--- Data section ---
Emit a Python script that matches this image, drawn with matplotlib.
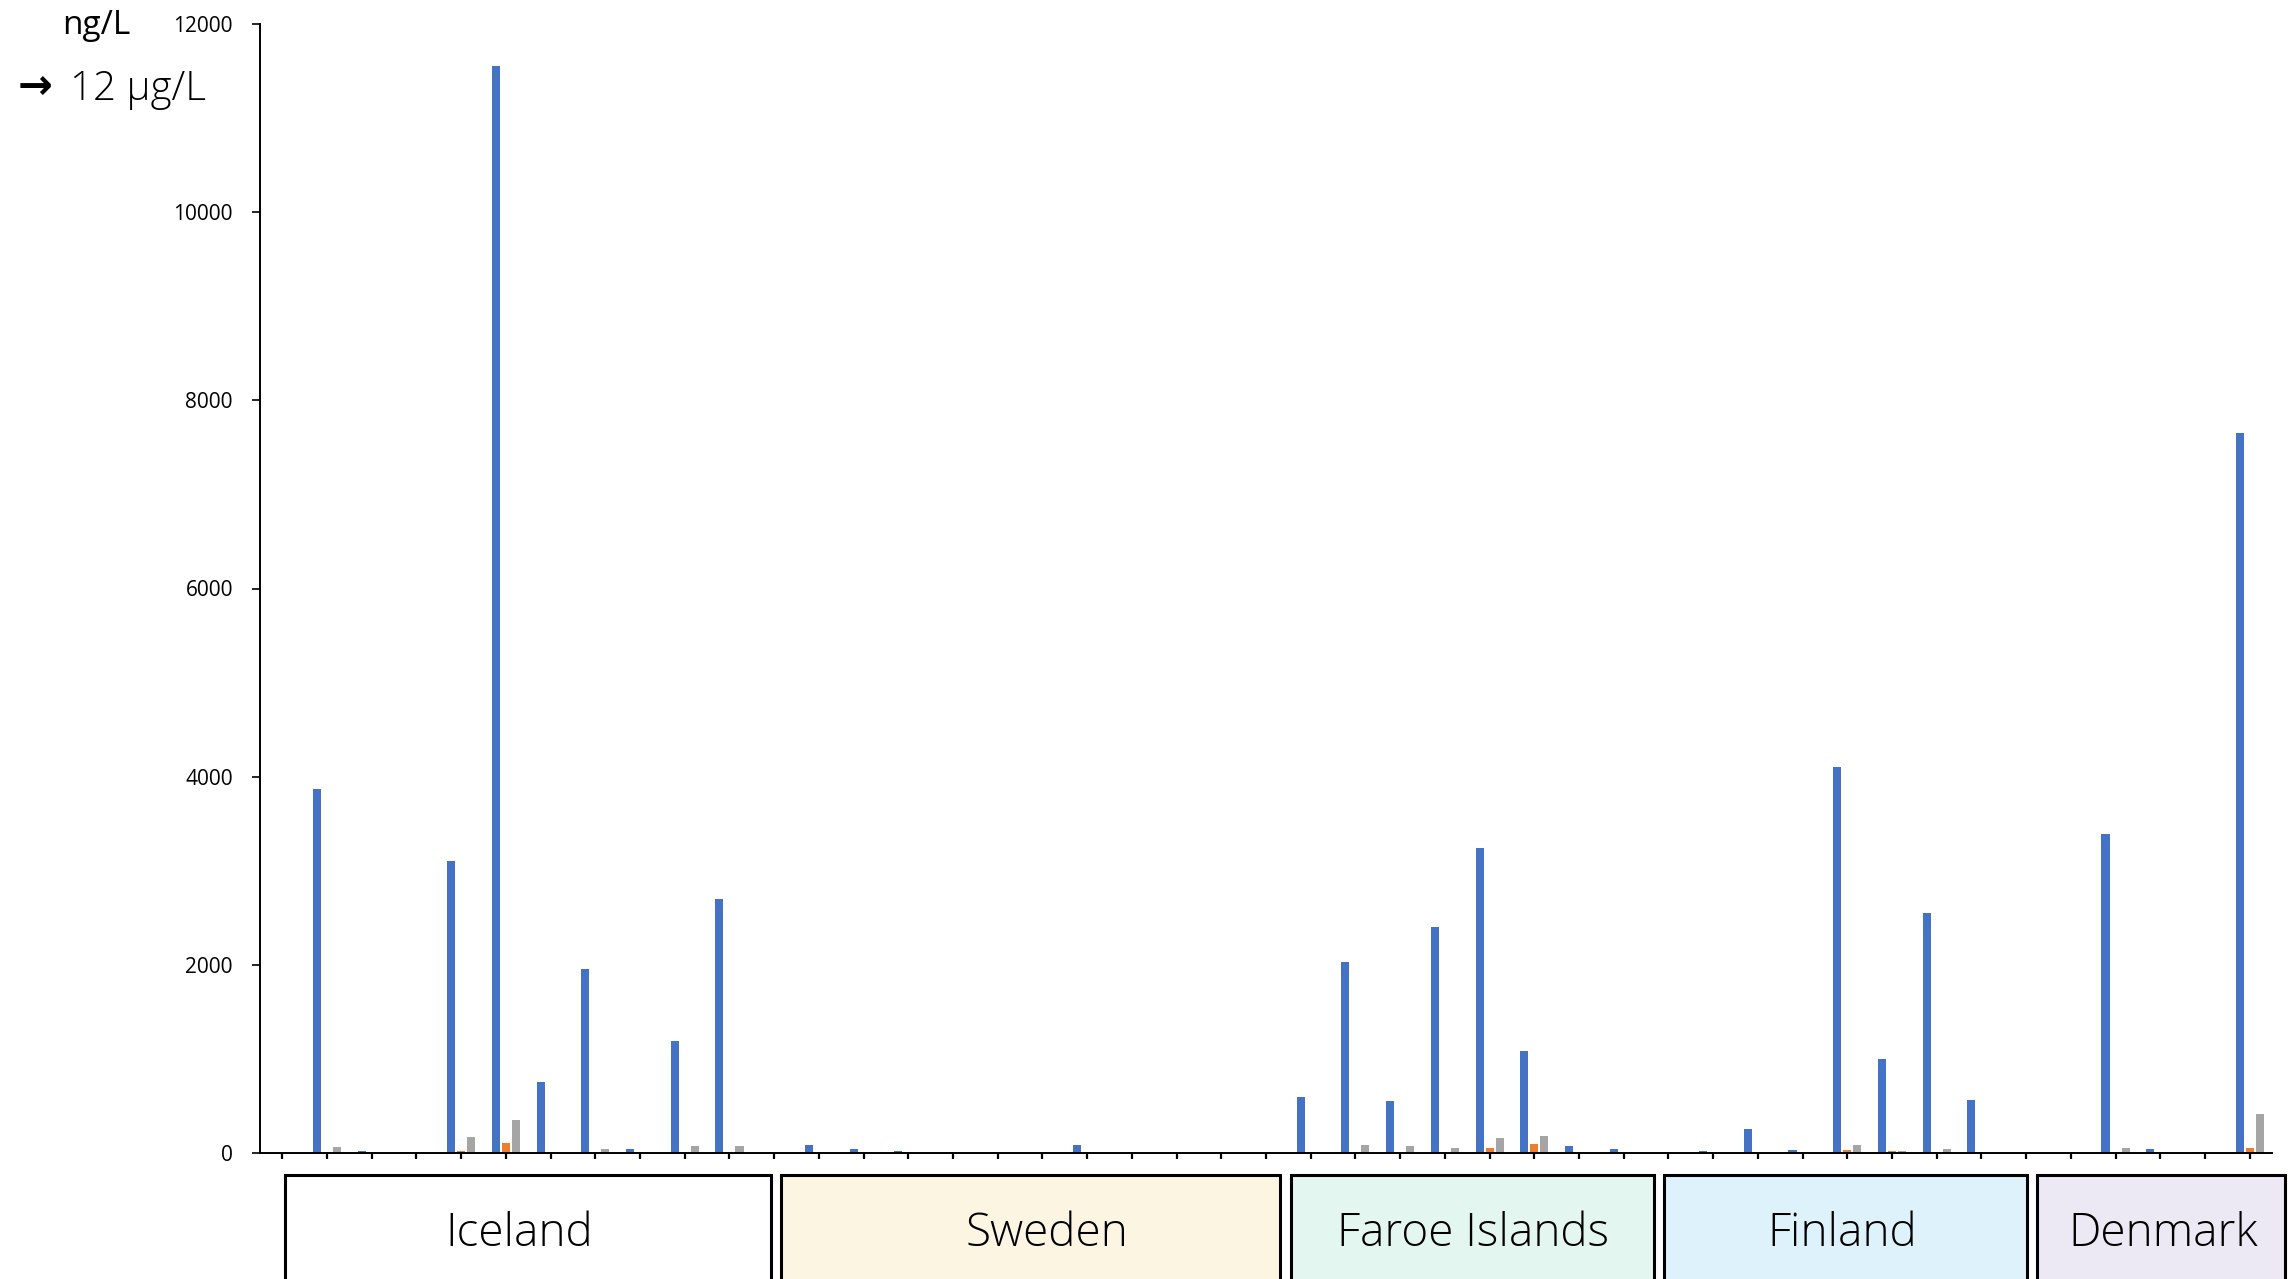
import numpy as np
import matplotlib
matplotlib.use("Agg")
import matplotlib.pyplot as plt
import matplotlib.transforms as mtransforms
from matplotlib.patches import Rectangle

plt.rcParams['font.family'] = ['Open Sans', 'DejaVu Sans']

# concentrations per sampling site (ng/L), three compounds
blue = [0, 3870, 20, 12, 3100, 11550, 750, 1960, 46, 1190, 2700,
        0, 80, 40, 20, 0, 0, 0, 85, 0, 0, 0, 0,
        590, 2030, 557, 2400, 3240, 1080, 71, 43,
        0, 25, 255, 32, 4100, 1000, 2550, 560,
        0, 0, 3390, 46, 7, 7650]
orange = [0, 0, 0, 0, 20, 106, 0, 0, 0, 0, 0,
          0, 0, 0, 0, 0, 0, 0, 0, 0, 0, 0, 0,
          0, 4, 5, 0, 57, 99, 0, 0,
          0, 0, 0, 3, 36, 18, 0, 0,
          0, 0, 0, 0, 0, 49]
gray = [0, 65, 0, 0, 170, 351, 7, 39, 0, 75, 75,
        0, 0, 0, 0, 0, 0, 0, 0, 0, 0, 0, 0,
        5, 89, 78, 57, 156, 184, 0, 0,
        0, 0, 15, 0, 80, 18, 39, 7,
        0, 0, 56, 14, 0, 415]

countries = ['Iceland', 'Sweden', 'Faroe Islands', 'Finland', 'Denmark']
box_colors = ['#FFFFFF', '#FBF5E2', '#E4F6F0', '#DDF2FA', '#ECE9F4']
# box extents along the category axis, and label nudges
box_spans = [(0.05, 10.93), (11.16, 22.31), (22.56, 30.68), (30.90, 39.03), (39.25, 44.80)]
label_shift = [-0.2, 0.36, 0.0, -0.08, 0.05]

yticks = [0, 2000, 4000, 6000, 8000, 10000, 12000]

W, H = 2291, 1279
fig = plt.figure(figsize=(W / 100, H / 100), dpi=100)
ax = fig.add_axes([260 / W, 126 / H, 2012 / W, 1129 / H])

x = np.arange(len(blue))
bw = 0.18
off = 0.224
ax.bar(x - off, blue, width=bw, color='#4472C4', linewidth=0)
ax.bar(x, orange, width=bw, color='#ED7D31', linewidth=0)
ax.bar(x + off, gray, width=bw, color='#A5A5A5', linewidth=0)

ax.set_xlim(-0.5, len(blue) - 0.5)
ax.set_ylim(0, 12000)
ax.set_yticks(yticks)
ax.set_yticklabels([str(v) for v in yticks], fontsize=15)
ax.set_xticks(x)
ax.set_xticklabels([])
ax.tick_params(axis='y', length=5.5, width=1.2, pad=14)
ax.tick_params(axis='x', length=4.5, width=1.6, direction='out')
for s in ['top', 'right']:
    ax.spines[s].set_visible(False)
for s in ['left', 'bottom']:
    ax.spines[s].set_linewidth(1.4)

fig.text(62 / W, 1 - 34 / H, 'ng/L', fontsize=24, va='baseline', ha='left')
fig.text(18 / W, 1 - 87 / H, '\u2192', fontsize=30, va='center', ha='left',
         family='DejaVu Sans', fontweight='bold')
fig.text(70 / W, 1 - 100 / H, '12 \u03bcg/L', fontsize=29, va='baseline', ha='left',
         fontweight='light')

# country boxes under the axis
trans = mtransforms.blended_transform_factory(ax.transData, fig.transFigure)
top = 1 - 1175 / H
for name, col, (a, b), dx in zip(countries, box_colors, box_spans, label_shift):
    r = Rectangle((a, -0.1), b - a, top + 0.1, transform=trans, facecolor=col,
                  edgecolor='black', linewidth=2.2, clip_on=False)
    fig.add_artist(r)
    fig.text((a + b) / 2 + dx, 1 - 1246 / H, name, transform=trans, fontsize=33,
             ha='center', va='baseline', fontweight='light')

fig.savefig('out.png', dpi=100)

--- Problem requirements ---
Print the complete listing exactly as it stands, without its pictures.

--- Written response ---
Emit a Python script that matches this image, drawn with matplotlib.
import numpy as np
import matplotlib
matplotlib.use("Agg")
import matplotlib.pyplot as plt
import matplotlib.transforms as mtransforms
from matplotlib.patches import Rectangle

plt.rcParams['font.family'] = ['Open Sans', 'DejaVu Sans']

# concentrations per sampling site (ng/L), three compounds
blue = [0, 3870, 20, 12, 3100, 11550, 750, 1960, 46, 1190, 2700,
        0, 80, 40, 20, 0, 0, 0, 85, 0, 0, 0, 0,
        590, 2030, 557, 2400, 3240, 1080, 71, 43,
        0, 25, 255, 32, 4100, 1000, 2550, 560,
        0, 0, 3390, 46, 7, 7650]
orange = [0, 0, 0, 0, 20, 106, 0, 0, 0, 0, 0,
          0, 0, 0, 0, 0, 0, 0, 0, 0, 0, 0, 0,
          0, 4, 5, 0, 57, 99, 0, 0,
          0, 0, 0, 3, 36, 18, 0, 0,
          0, 0, 0, 0, 0, 49]
gray = [0, 65, 0, 0, 170, 351, 7, 39, 0, 75, 75,
        0, 0, 0, 0, 0, 0, 0, 0, 0, 0, 0, 0,
        5, 89, 78, 57, 156, 184, 0, 0,
        0, 0, 15, 0, 80, 18, 39, 7,
        0, 0, 56, 14, 0, 415]

countries = ['Iceland', 'Sweden', 'Faroe Islands', 'Finland', 'Denmark']
box_colors = ['#FFFFFF', '#FBF5E2', '#E4F6F0', '#DDF2FA', '#ECE9F4']
# box extents along the category axis, and label nudges
box_spans = [(0.05, 10.93), (11.16, 22.31), (22.56, 30.68), (30.90, 39.03), (39.25, 44.80)]
label_shift = [-0.2, 0.36, 0.0, -0.08, 0.05]

yticks = [0, 2000, 4000, 6000, 8000, 10000, 12000]

W, H = 2291, 1279
fig = plt.figure(figsize=(W / 100, H / 100), dpi=100)
ax = fig.add_axes([260 / W, 126 / H, 2012 / W, 1129 / H])

x = np.arange(len(blue))
bw = 0.18
off = 0.224
ax.bar(x - off, blue, width=bw, color='#4472C4', linewidth=0)
ax.bar(x, orange, width=bw, color='#ED7D31', linewidth=0)
ax.bar(x + off, gray, width=bw, color='#A5A5A5', linewidth=0)

ax.set_xlim(-0.5, len(blue) - 0.5)
ax.set_ylim(0, 12000)
ax.set_yticks(yticks)
ax.set_yticklabels([str(v) for v in yticks], fontsize=15)
ax.set_xticks(x)
ax.set_xticklabels([])
ax.tick_params(axis='y', length=5.5, width=1.2, pad=14)
ax.tick_params(axis='x', length=4.5, width=1.6, direction='out')
for s in ['top', 'right']:
    ax.spines[s].set_visible(False)
for s in ['left', 'bottom']:
    ax.spines[s].set_linewidth(1.4)

fig.text(62 / W, 1 - 34 / H, 'ng/L', fontsize=24, va='baseline', ha='left')
fig.text(18 / W, 1 - 87 / H, '\u2192', fontsize=30, va='center', ha='left',
         family='DejaVu Sans', fontweight='bold')
fig.text(70 / W, 1 - 100 / H, '12 \u03bcg/L', fontsize=29, va='baseline', ha='left',
         fontweight='light')

# country boxes under the axis
trans = mtransforms.blended_transform_factory(ax.transData, fig.transFigure)
top = 1 - 1175 / H
for name, col, (a, b), dx in zip(countries, box_colors, box_spans, label_shift):
    r = Rectangle((a, -0.1), b - a, top + 0.1, transform=trans, facecolor=col,
                  edgecolor='black', linewidth=2.2, clip_on=False)
    fig.add_artist(r)
    fig.text((a + b) / 2 + dx, 1 - 1246 / H, name, transform=trans, fontsize=33,
             ha='center', va='baseline', fontweight='light')

fig.savefig('out.png', dpi=100)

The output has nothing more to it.